Posted by Dinah on November 6, 2006, at 17:29:44
In reply to Re: Another cr*ppy session » Dinah, posted by annierose on November 5, 2006, at 8:46:58
But in general I like that comfy old marriage feel. I might be upset because I'm not feeling that.
There was an increased level of intimacy in crisis. It wasn't always, or even usually, a good sort of intimacy, but it was intimacy. I didn't feel like his Tuesday at ten.
And now I generally do feel like his Tuesday at ten. He's withdrawn into therapist mode, which is good in some ways, but I miss his transparency. I miss the intimacy. I miss feeling special, even if it wasn't always special in a good way. I know intellectually that I'm special. I know that he keeps me in mind when he's making his plans. I know that he is far more open with me than he is with most of his clients.

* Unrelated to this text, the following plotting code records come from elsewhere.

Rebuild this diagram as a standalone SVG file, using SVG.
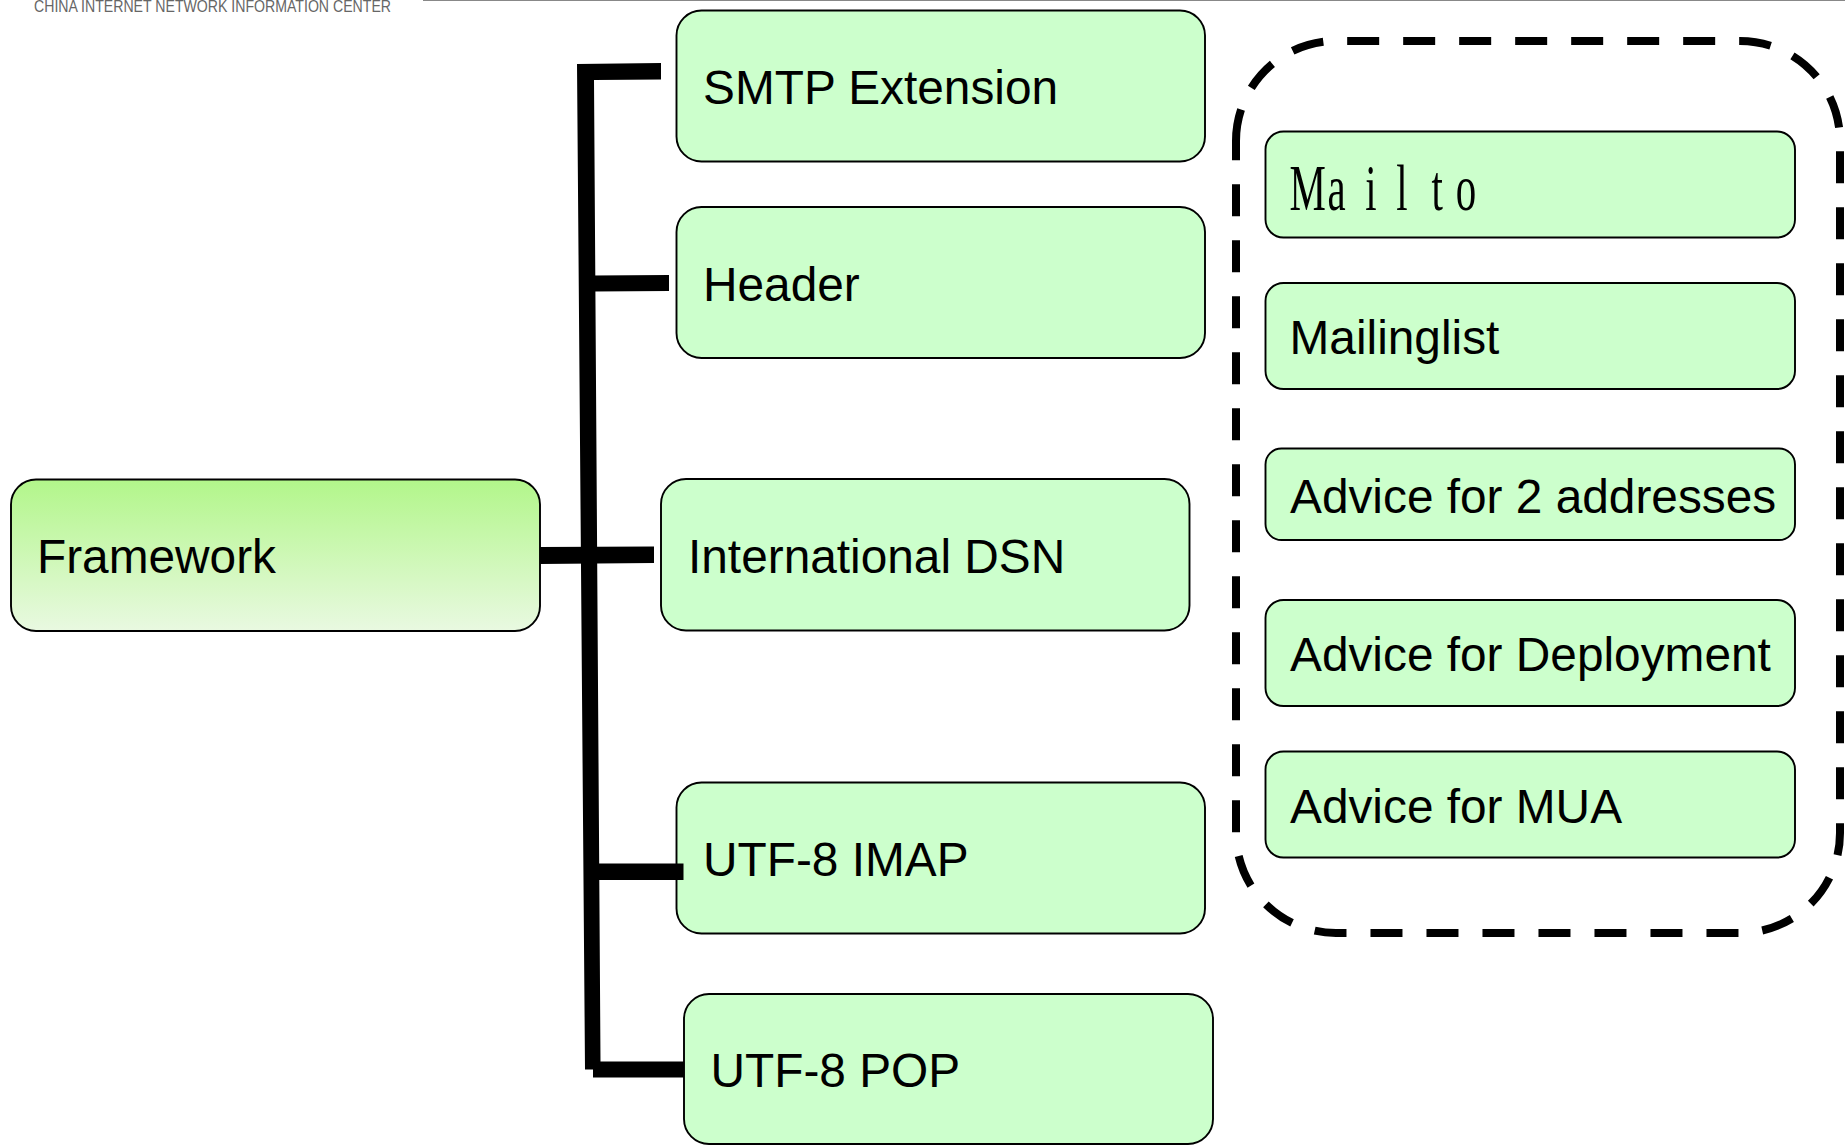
<svg xmlns="http://www.w3.org/2000/svg" width="1845" height="1145" viewBox="0 0 1845 1145">
<style>
.n{fill:#ccffcc;stroke:#000;stroke-width:1.9}
.t{font-family:"Liberation Sans",Arial,sans-serif;font-size:47.8px;fill:#000}
.c{fill:#000;stroke:none}
</style>
<defs>
<linearGradient id="g" x1="0" y1="0" x2="0" y2="1"><stop offset="0" stop-color="#b2f68a"/><stop offset="1" stop-color="#e9f9e1"/></linearGradient>
</defs>
<rect width="1845" height="1145" fill="#fff"/>
<g id="header">
<text x="34" y="11.5" font-family="'Liberation Sans',Arial,sans-serif" font-size="16.5" fill="#666" textLength="357" lengthAdjust="spacingAndGlyphs">CHINA INTERNET NETWORK INFORMATION CENTER</text>
<rect x="423" y="0" width="1422" height="1" fill="#888"/>
</g>
<g id="group-box"><path d="M1236 141A100 100 0 0 1 1336 41H1740A100 100 0 0 1 1840 141V833A100 100 0 0 1 1740 933H1336A100 100 0 0 1 1236 833Z" fill="none" stroke="#000" stroke-width="8" stroke-dasharray="32 24"/></g>
<g id="framework"><rect x="11" y="479.500" width="529" height="151.500" rx="25" fill="url(#g)" stroke="#000" stroke-width="1.900"/><text class="t" x="37" y="573">Framework</text></g>
<g id="smtp"><rect class="n" x="676.500" y="10.500" width="528.500" height="151" rx="25"/><text class="t" x="703" y="104">SMTP Extension</text></g>
<g id="header-node"><rect class="n" x="676.500" y="207" width="528.500" height="151" rx="25"/><text class="t" x="703" y="301">Header</text></g>
<g id="dsn"><rect class="n" x="661" y="479" width="528.500" height="151.500" rx="25"/><text class="t" x="688" y="573">International DSN</text></g>
<g id="imap"><rect class="n" x="676.500" y="782.500" width="528.500" height="151" rx="25"/><text class="t" x="703" y="876">UTF-8 IMAP</text></g>
<g id="pop"><rect class="n" x="684" y="994" width="529" height="150" rx="25"/><text class="t" x="710.500" y="1087">UTF-8 POP</text></g>
<g id="mailto"><rect class="n" x="1265.500" y="131.500" width="529.500" height="106" rx="18"/><text transform="scale(.62 1)" font-family="'Liberation Serif','Times New Roman',serif" font-size="66" y="210" x="2080 2141 2202 2252 2309 2348">Mailto</text></g>
<g id="mailinglist"><rect class="n" x="1265.500" y="283" width="529.500" height="106" rx="18"/><text class="t" x="1289.500" y="354">Mailinglist</text></g>
<g id="advice2"><rect class="n" x="1265.500" y="448.500" width="529.500" height="91.500" rx="16"/><text class="t" x="1290" y="513">Advice for 2 addresses</text></g>
<g id="deployment"><rect class="n" x="1265.500" y="600" width="529.500" height="106" rx="18"/><text class="t" x="1290" y="671">Advice for Deployment</text></g>
<g id="mua"><rect class="n" x="1265.500" y="751.500" width="529.500" height="106" rx="18"/><text class="t" x="1290" y="822.500">Advice for MUA</text></g>
<g id="connectors">
<polygon class="c" points="577,64 661,63 661,79.500 594,80 600.500,1061.500 684,1061.500 684,1077.500 593,1077.500 593,1069.500 585,1069.500"/>
<polygon class="c" points="593,275.500 669,275 669,291 593,291.500"/>
<polygon class="c" points="540,547 654,546.500 654,563 540,564"/>
<rect class="c" x="596" y="863.500" width="87.500" height="16.500"/>
</g>
</svg>
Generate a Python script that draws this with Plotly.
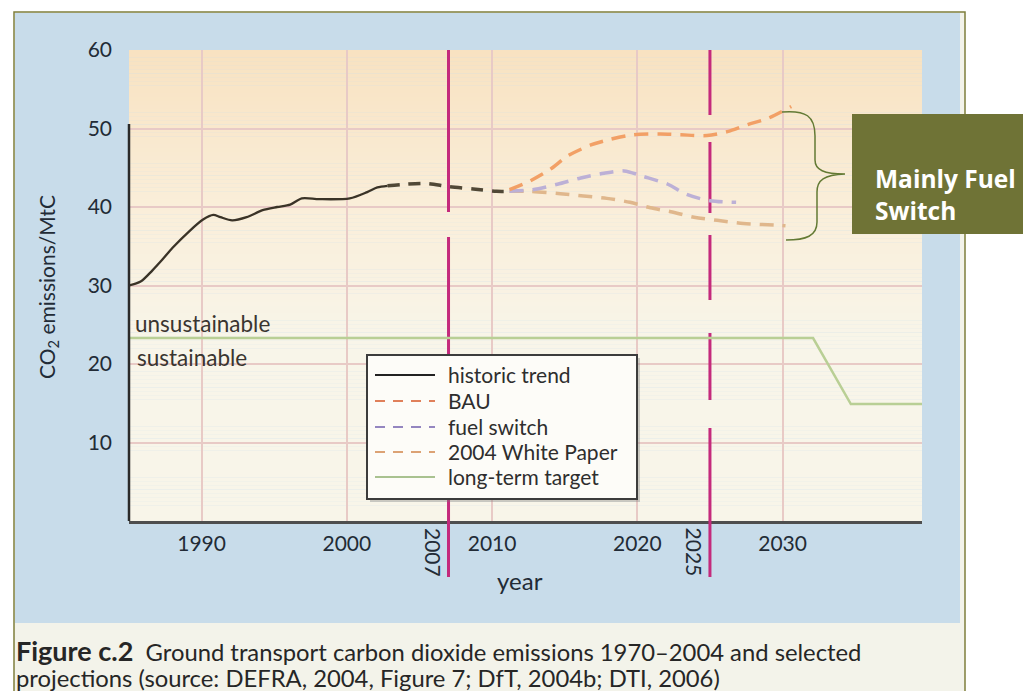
import plotly.graph_objects as go

# ---------------- data ----------------
historic_years = [1985, 1985.8, 1986.6, 1987.3, 1988.0, 1989.2, 1990.1, 1990.8, 1991.3, 1992.1,
                  1993.1, 1994.2, 1995.2, 1996.1, 1996.9, 1998.1, 2000.2, 2001.4, 2002.1, 2002.8]
historic_values = [30.0, 30.5, 31.9, 33.3, 34.8, 37.0, 38.4, 39.0, 38.7, 38.3,
                   38.7, 39.6, 40.0, 40.3, 41.1, 41.0, 41.1, 41.9, 42.5, 42.7]

bridge_years = [2002.8, 2004.0, 2005.5, 2007.0, 2008.7, 2010.3, 2011.2]
bridge_values = [42.7, 42.9, 43.0, 42.6, 42.3, 42.0, 42.0]

bau_years = [2011.2, 2012.6, 2014.0, 2015.2, 2016.8, 2018.1, 2019.7, 2021.6, 2023.0,
             2024.8, 2026.2, 2027.6, 2029.0, 2030.6]
bau_values = [42.2, 43.3, 44.8, 46.5, 47.9, 48.6, 49.2, 49.3, 49.2,
              49.1, 49.6, 50.5, 51.3, 52.8]

fuel_years = [2011.2, 2012.8, 2014.5, 2016.1, 2017.7, 2019.1, 2020.4, 2022.1, 2023.4, 2025.0, 2026.8]
fuel_values = [42.0, 42.2, 42.9, 43.7, 44.3, 44.6, 43.9, 42.9, 41.6, 40.8, 40.6]

wp_years = [2011.2, 2012.6, 2014.7, 2016.3, 2017.9, 2019.5, 2020.9, 2022.3, 2023.9,
            2025.5, 2027.3, 2029.4, 2030.2]
wp_values = [42.0, 42.0, 41.7, 41.4, 41.1, 40.6, 39.9, 39.4, 38.7,
             38.3, 37.9, 37.7, 37.6]

target_years = [1985, 2032.1, 2034.7, 2039.6]
target_values = [23.3, 23.3, 14.9, 14.9]

marker_years = [2007, 2025]
x_tick_vals = [1990, 2000, 2010, 2020, 2030]
y_tick_vals = [10, 20, 30, 40, 50, 60]
x_range = [1985, 2039.6]
y_range = [0, 60]

legend_names = ["historic trend", "BAU", "fuel switch", "2004 White Paper", "long-term target"]

# ---------------- layout helpers ----------------
# the page body adds an 8px margin, so the figure is drawn 8px smaller
PAGE_OFF = 8
VIEW_W, VIEW_H = 1031, 691
W, H = VIEW_W - PAGE_OFF, VIEW_H - PAGE_OFF
# plot-area box in screen pixels
L, R, T, B = 129, 922, 50, 521


def px(x):
    return (x - L) / (R - L)


def py(y):
    return (B - y) / (B - T)


TICK_FONT = dict(family="Lato", size=21, color="#222b36")

fig = go.Figure()

styles = {
    "historic trend": dict(color="#3a3327", dash="solid", width=2.3),
    "BAU": dict(color="#f2a066", dash="14px,9px", width=3.5),
    "fuel switch": dict(color="#bcb0d6", dash="14px,9px", width=3.5),
    "2004 White Paper": dict(color="#e0b78c", dash="14px,9px", width=3.5),
    "long-term target": dict(color="#b9cf95", dash="solid", width=2.5),
}
legend_styles = {
    "historic trend": dict(color="#222222", dash="solid"),
    "BAU": dict(color="#e0805a", dash="10px,8px"),
    "fuel switch": dict(color="#9486c0", dash="10px,8px"),
    "2004 White Paper": dict(color="#dca274", dash="10px,8px"),
    "long-term target": dict(color="#a9c290", dash="solid"),
}

fig.add_trace(go.Scatter(x=target_years, y=target_values, mode="lines", name="long-term target",
                         line=dict(**styles["long-term target"]), showlegend=False))
fig.add_trace(go.Scatter(x=wp_years, y=wp_values, mode="lines", name="2004 White Paper",
                         line=dict(shape="spline", smoothing=0.8, **styles["2004 White Paper"]),
                         showlegend=False))
fig.add_trace(go.Scatter(x=fuel_years, y=fuel_values, mode="lines", name="fuel switch",
                         line=dict(shape="spline", smoothing=0.8, **styles["fuel switch"]),
                         showlegend=False))
fig.add_trace(go.Scatter(x=bau_years, y=bau_values, mode="lines", name="BAU",
                         line=dict(shape="spline", smoothing=0.8, **styles["BAU"]),
                         showlegend=False))
fig.add_trace(go.Scatter(x=bridge_years, y=bridge_values, mode="lines", name="historic trend (projected)",
                         line=dict(shape="spline", smoothing=0.8, color="#514836", dash="12px,9px", width=3.5),
                         showlegend=False))
fig.add_trace(go.Scatter(x=historic_years, y=historic_values, mode="lines", name="historic trend",
                         line=dict(shape="spline", smoothing=0.8, **styles["historic trend"]),
                         showlegend=False))

shapes = []
shapes.append(dict(type="rect", xref="paper", yref="paper", x0=px(14), x1=px(965), y0=py(12), y1=py(VIEW_H + 5),
                   fillcolor="#f3f3ea", line=dict(width=0), layer="below"))
shapes.append(dict(type="rect", xref="paper", yref="paper", x0=px(15), x1=px(960), y0=py(13), y1=py(623),
                   fillcolor="#c8dcea", line=dict(width=0), layer="below"))
shapes.append(dict(type="path", xref="paper", yref="paper",
                   path=f"M{px(14)},{py(VIEW_H + 5)} L{px(14)},{py(12)} L{px(965)},{py(12)} L{px(965)},{py(VIEW_H + 5)}",
                   line=dict(color="#7f7f3c", width=1.5), layer="below"))

# gradient plot background
top_c = (248, 226, 193)
mid_c = (250, 238, 217)
low_c = (248, 245, 233)
N = 120
for i in range(N):
    v0 = y_range[0] + (y_range[1] - y_range[0]) * i / N
    v1 = y_range[0] + (y_range[1] - y_range[0]) * (i + 1) / N
    vm = (v0 + v1) / 2
    if vm <= 23:
        c = low_c
    elif vm <= 40:
        t = (vm - 23) / 17
        c = tuple(low_c[k] + (mid_c[k] - low_c[k]) * t for k in range(3))
    else:
        t = (vm - 40) / 20
        c = tuple(mid_c[k] + (top_c[k] - mid_c[k]) * t for k in range(3))
    shapes.append(dict(type="rect", xref="x", yref="y", x0=x_range[0], x1=x_range[1], y0=v0, y1=v1 + 0.02,
                       fillcolor="rgb(%d,%d,%d)" % tuple(int(round(k)) for k in c),
                       line=dict(width=0), layer="below"))

# magenta year markers
MAG = "#c42a7c"
gaps = {2007: [(212, 237)], 2025: [(115, 142), (213, 235), (300, 333), (400, 428)]}
for yr in marker_years:
    segs = []
    start = T
    for g0, g1 in gaps[yr]:
        segs.append((start, g0))
        start = g1
    segs.append((start, B))
    for s0, s1 in segs:
        shapes.append(dict(type="line", xref="x", yref="y", x0=yr, x1=yr,
                           y0=y_range[1] * py(s1), y1=y_range[1] * py(s0),
                           line=dict(color=MAG, width=3), layer="between"))
    shapes.append(dict(type="line", xref="x", yref="paper", x0=yr, x1=yr, y0=py(577), y1=py(B),
                       line=dict(color=MAG, width=3), layer="above"))

# left axis line (only up to 50)
shapes.append(dict(type="line", xref="paper", yref="paper", x0=0, x1=0, y0=0, y1=py(124),
                   line=dict(color="#2a2a2a", width=2.5), layer="above"))

# manual legend
lx0, ly0, lx1, ly1 = 367, 355, 637, 499
shapes.append(dict(type="rect", xref="paper", yref="paper", x0=px(lx0 + 3), x1=px(lx1 + 3),
                   y0=py(ly1 + 3), y1=py(ly0 + 3), fillcolor="rgba(120,120,120,0.35)",
                   line=dict(width=0), layer="above"))
shapes.append(dict(type="rect", xref="paper", yref="paper", x0=px(lx0), x1=px(lx1), y0=py(ly1), y1=py(ly0),
                   fillcolor="#fdfcf8", line=dict(color="#3c3c3c", width=2), layer="above"))
entry_y = [375, 401, 427, 452, 477]
annotations = []
for name, ey in zip(legend_names, entry_y):
    st = legend_styles[name]
    shapes.append(dict(type="line", xref="paper", yref="paper", x0=px(375), x1=px(435), y0=py(ey), y1=py(ey),
                       line=dict(color=st["color"], dash=st["dash"], width=2), layer="above"))
    annotations.append(dict(text=name, xref="paper", yref="paper", x=px(446), y=py(ey - 1),
                            xanchor="left", yanchor="middle", showarrow=False,
                            font=dict(family="Lato", size=21, color="#2e2e2e")))

# "Mainly Fuel Switch" call-out
shapes.append(dict(type="rect", xref="paper", yref="paper", x0=px(852), x1=px(1040), y0=py(234), y1=py(114),
                   fillcolor="#6f7336", line=dict(width=0), layer="above"))
brace_pts = [("M", [(782, 112)]), ("C", [(806, 110), (815, 116), (815, 136)]), ("L", [(815, 160)]),
             ("C", [(815, 170), (824, 174), (845, 174)]), ("C", [(824, 175), (817, 180), (817, 192)]),
             ("L", [(817, 222)]), ("C", [(817, 236), (806, 240), (786, 240)])]
path = " ".join(cmd + " " + " ".join(f"{px(a):.5f},{py(b):.5f}" for a, b in pts) for cmd, pts in brace_pts)
shapes.append(dict(type="path", xref="paper", yref="paper", path=path,
                   line=dict(color="#637a34", width=1.5), layer="above"))
annotations.append(dict(text="<b>Mainly Fuel</b>", xref="paper", yref="paper", x=px(873), y=py(178),
                        xanchor="left", yanchor="middle", showarrow=False,
                        font=dict(family="Open Sans", size=24.5, color="#ffffff")))
annotations.append(dict(text="<b>Switch</b>", xref="paper", yref="paper", x=px(873), y=py(210),
                        xanchor="left", yanchor="middle", showarrow=False,
                        font=dict(family="Open Sans", size=24.5, color="#ffffff")))

# region labels
annotations.append(dict(text="unsustainable", xref="paper", yref="paper", x=px(133), y=py(323),
                        xanchor="left", yanchor="middle", showarrow=False,
                        font=dict(family="Lato", size=22.5, color="#3a3530")))
annotations.append(dict(text="sustainable", xref="paper", yref="paper", x=px(135), y=py(357),
                        xanchor="left", yanchor="middle", showarrow=False,
                        font=dict(family="Lato", size=22.5, color="#3a3530")))

# rotated marker-year labels
for yr in marker_years:
    annotations.append(dict(text=str(yr), xref="x", yref="paper", x=yr, y=py(579), xshift=-15,
                            textangle=90, showarrow=False, font=TICK_FONT))

# axis titles
annotations.append(dict(text="year", xref="paper", yref="paper", x=px(520), y=py(580),
                        xanchor="center", yanchor="middle", showarrow=False,
                        font=dict(family="Lato", size=24, color="#222b36")))
annotations.append(dict(text="CO<sub>2</sub> emissions/MtC", xref="paper", yref="paper", x=px(48), y=py(287),
                        xanchor="center", yanchor="middle", textangle=-90, showarrow=False,
                        font=dict(family="Lato", size=21, color="#222b36")))

# caption (two lines)
annotations.append(dict(text="<span style='font-size:27px'><b>Figure c.2</b></span>  Ground transport carbon "
                             "dioxide emissions 1970–2004 and selected",
                        xref="paper", yref="paper", x=px(14), y=py(650), xanchor="left", yanchor="middle",
                        showarrow=False, font=dict(family="Lato", size=23.8, color="#262626")))
annotations.append(dict(text="projections (source: DEFRA, 2004, Figure 7; DfT, 2004b; DTI, 2006)",
                        xref="paper", yref="paper", x=px(14), y=py(678), xanchor="left", yanchor="middle",
                        showarrow=False, font=dict(family="Lato", size=23.8, color="#262626")))

fig.update_layout(
    width=W, height=H,
    margin=dict(l=L - PAGE_OFF, r=W - (R - PAGE_OFF), t=T - PAGE_OFF, b=H - (B - PAGE_OFF)),
    paper_bgcolor="#ffffff",
    plot_bgcolor="#f8f4e6",
    showlegend=False,
    shapes=shapes,
    annotations=annotations,
    xaxis=dict(range=x_range, tickvals=x_tick_vals, ticks="", showgrid=True, gridcolor="#e8cac6",
               gridwidth=1.5, zeroline=False, showline=True, linecolor="#4e4e4e", linewidth=3,
               tickfont=TICK_FONT, ticklabelstandoff=2),
    yaxis=dict(range=y_range, tickvals=y_tick_vals, ticks="", showgrid=True, gridcolor="#e8cac6",
               gridwidth=1.5, zeroline=False, showline=False,
               tickfont=TICK_FONT, ticklabelstandoff=16),
)

fig.write_html("out.html")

But he's not reaching me at an emotional level most of the time. It would be easy enough to do, but it's not the sort of thing I can ask him to do. "Please tease me with affection, or get annoyed with me, or yell at me. But let me know I touch you somehow. Because when you're touched and react from an emotional level, I can respond on an emotional level. My emotional self isn't strong enough right now to initiate an emotional level interchange. And my rational self just doesn't need therapy - or you."